How to Recover Sanctions for Violations of the Automatic Stay in Bankruptcy
Many bankruptcy practitioners think an automatic stay violation equals sanctions for every debtor. However, those sanctions are only available to “individuals,” not corporations, limited liability companies (LLCs), and others entities.
What is the Automatic Stay in Bankruptcy?
Upon the filing of a petition to begin Chapter 7 or Chapter 11 bankruptcy case, 11 U.S.C. 362(a) operates as a stay preventing any creditors of the debtor from taking various actions to pursue collection of the outstanding debts they hold. The stay operates when the petition is filed voluntarily or involuntarily. The automatic stay is intended to protect creditors and preserve the estate of first-time filing debtors (similar to fraudulent conveyance/fraudulent transfer actions intended to preserve the estate and unlike California’s recently modified homestead exemption intended to protect debtors).
How Long Does the Stay Remain in Effect?
To further the stay’s goal to protect the creditors of the estate, the bankruptcy code provides a time where the stay is mandatory. Section 11 U.S.C. 362(c) provides guidance as to how long the stay will remain in effect. Generally speaking, absent a motion for a relief from the stay by a creditor, 11 U.S.C. 362(c) provides that the stay will operate until:
(1) the stay of an act against property of the estate under subsection (a) of this section continues until such property is no longer property of the estate;
(2)the stay of any other act under subsection (a) of this section continues until the earliest of—(A) the time the case is closed;(B) the time the case is dismissed; or
With the automatic stay likely in effect for the entirety of the bankruptcy case, the bankruptcy code must provide a way to ensure creditors do not violate the stay.
Sanctions For Violations of the Automatic Stay in Bankruptcy
In order to further the automatic stay’s goal to protect the estate, the Bankruptcy Code provides for sanctions to punish creditors who violate the automatic stay in 11 U.S.C. 362(k).

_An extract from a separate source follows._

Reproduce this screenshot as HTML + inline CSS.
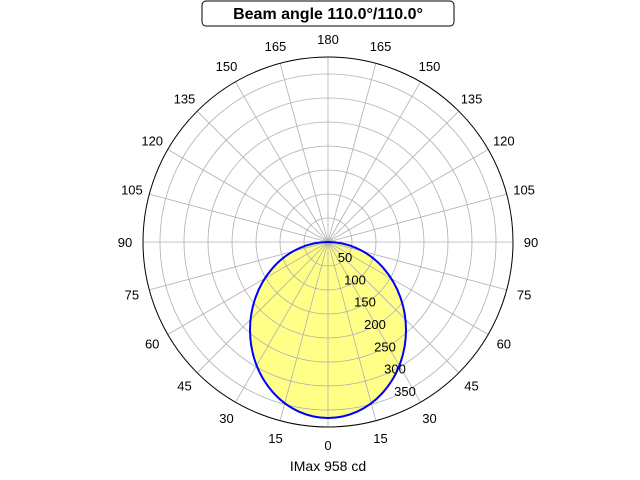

Sophisticated bankruptcy attorneys often make claims that violations of the automatic stay in bankruptcy should allow the debtor to recover attorney’s fees and costs under both 11 U.S.C. §362(k)(1) and under the Court’s inherent powers found under 11 U.S.C. 105(a). Most commonly, debtors raise the issue of 11 U.S.C. Section 362(k)(1) provides that “an individual injured by any willful violation of a stay provided by this section shall recover actual damages, including costs and attorneys’ fees, and, in appropriate circumstances, may recover punitive damages.”
Only Individuals (Not Corporations) Can Recover Sanctions (Attorney’s Fees) in the Ninth Circuit
Under the plain text of 11 U.S.C. Section 362(k)(1), unless the debtor is an “individual,” no sanctions can be awarded in the Ninth Circuit. Notably, the Ninth Circuit has repeatedly held that “corporate debtors may not recover sanctions under section 362(h) [now k] because the statute refers only to ‘individual[s] injured by any willful violation of a stay.’ Johnson Envtl. Corp. v. Knight (In re Goodman), 991 F.2d 613, 618–20 (9th Cir.1993). See Chugach Timber Corp. v. Northern Stevedoring & Handling Corp. (In re Chugach Forest Prods., Inc.), 23 F.3d 241, 244 n. 4 (9th Cir.1994) (explaining Goodman). Therefore, because “Cascade is a corporate debtor, section 362(h) does not authorize the Sanctions Order.” In re Cascade Roads, Inc., 34 F.3d 756, 766 (9th Cir. 1994); see In re Pace, 67 F.3d 187, 193 (9th Cir. 1995), amended (Oct. 11, 1995) (“while a corporate entity can be a person, it cannot be an individual for purposes of section 362(h), because ‘individual’ is not synonymous with ‘person’ under the relevant provisions of the Bankruptcy Code”).
Section 105(a) Does Not Allow for Sanctions (Attorney’s Fees) in Favor of Corporate Debtors for Automatic Stay Violations
Aggrieved corporate debtors have looked for a way around this limitation by arguing that the general authority of the court under Section 105(a) of the Bankruptcy Code allows for the recovery of such sanctions. However, the Supreme Court of the United States explained that, “in exercising those statutory and inherent powers, a bankruptcy court may not contravene specific statutory provisions.” Law v. Siegel, 571 U.S. 415, 421 (2014). Interpreting Law v. Siegel, a bankruptcy court in California found that it was “not persuaded that § 105(a)’s civil contempt authority is available to an individual who seeks to recover the attorney’s fees and costs that are expressly unavailable under § 362(k)(1) and Sternberg.” In re Kutumian, No. 13-14675-B-7, 2014 WL 2024789, at *11 (Bankr. E.D. Cal. May 15, 2014).